━━━━━ INFORMATION SUPPLIED ━━━━━
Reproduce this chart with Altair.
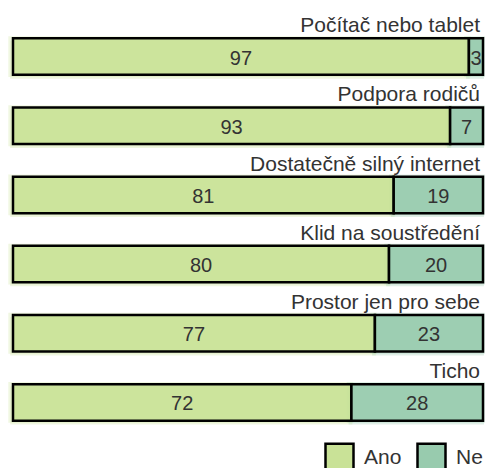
import altair as alt
import pandas as pd

categories = ["Počítač nebo tablet", "Podpora rodičů", "Dostatečně silný internet",
              "Klid na soustředění", "Prostor jen pro sebe", "Ticho"]
ano = [97, 93, 81, 80, 77, 72]
ne = [3, 7, 19, 20, 23, 28]
groups = ["Ano", "Ne"]
colors = ["#c9e297", "#98cbae"]

rows = []
for c, a, n in zip(categories, ano, ne):
    rows.append(dict(cat=c, group="Ano", value=a, start=0, end=a, mid=a / 2))
    rows.append(dict(cat=c, group="Ne", value=n, start=a, end=a + n, mid=a + n / 2))
df = pd.DataFrame(rows)
lab = pd.DataFrame({"cat": categories, "pos": [100] * len(categories)})

FONT = "Liberation Sans"
TXT = "#333333"

yenc = alt.Y("cat:N", sort=categories, axis=None,
             scale=alt.Scale(paddingInner=0.473, paddingOuter=0.2365))
xscale = alt.Scale(domain=[0, 100], nice=False, zero=True, clamp=False)
color = alt.Color("group:N", scale=alt.Scale(domain=groups, range=colors),
                  legend=alt.Legend(title=None, orient="none", legendX=311, legendY=420,
                                    direction="horizontal", symbolType="square",
                                    symbolSize=784, symbolStrokeColor="black",
                                    symbolStrokeWidth=2.5, symbolOpacity=1,
                                    labelFontSize=21, labelFont=FONT, labelColor=TXT,
                                    labelOffset=9, columnPadding=10, padding=0))

base = alt.Chart(df)

# soft "sketchy" glow around each segment
halo1 = base.transform_calculate(
    hs="datum.start - 1", he="datum.end + 0.4"
).mark_bar(opacity=0.28, height={"band": 1.12}).encode(
    x=alt.X("hs:Q", axis=None, scale=xscale), x2="he:Q", y=yenc, color=color)
halo2 = base.transform_calculate(
    hs="datum.start - 0.6", he="datum.end + 0.2"
).mark_bar(opacity=0.3, yOffset=3, height={"band": 1.05}).encode(
    x=alt.X("hs:Q", axis=None, scale=xscale), x2="he:Q", y=yenc, color=color)

bars = base.mark_bar(stroke="black", strokeWidth=2.5, fillOpacity=0.9).encode(
    x=alt.X("start:Q", axis=None, scale=xscale), x2="end:Q", y=yenc, color=color)

vals = base.mark_text(fontSize=20, font=FONT, color=TXT, baseline="middle", dy=2).encode(
    x=alt.X("mid:Q", scale=xscale), y=yenc, text="value:Q")

labels = alt.Chart(lab).mark_text(fontSize=21, font=FONT, color=TXT, align="right",
                                  baseline="alphabetic", dx=-3, dy=-24.4).encode(
    x=alt.X("pos:Q", scale=xscale), y=yenc, text="cat:N")

chart = alt.layer(halo1, halo2, bars, vals, labels).properties(
    width=470, height=415,
    padding={"left": 5, "top": 14, "right": 2, "bottom": 40},
    autosize=alt.AutoSizeParams(type="none"),
).configure_view(stroke=None)

chart.save("out.html", embed_options={"renderer": "svg", "actions": False})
━━━━━
■ EXERCISE DIRECTIONS: Copy nothing but the lines from the top of the data down to the line containing "import pandas as pd", and leave the pictures out.

■ ANSWER IN FULL:
Reproduce this chart with Altair.
import altair as alt
import pandas as pd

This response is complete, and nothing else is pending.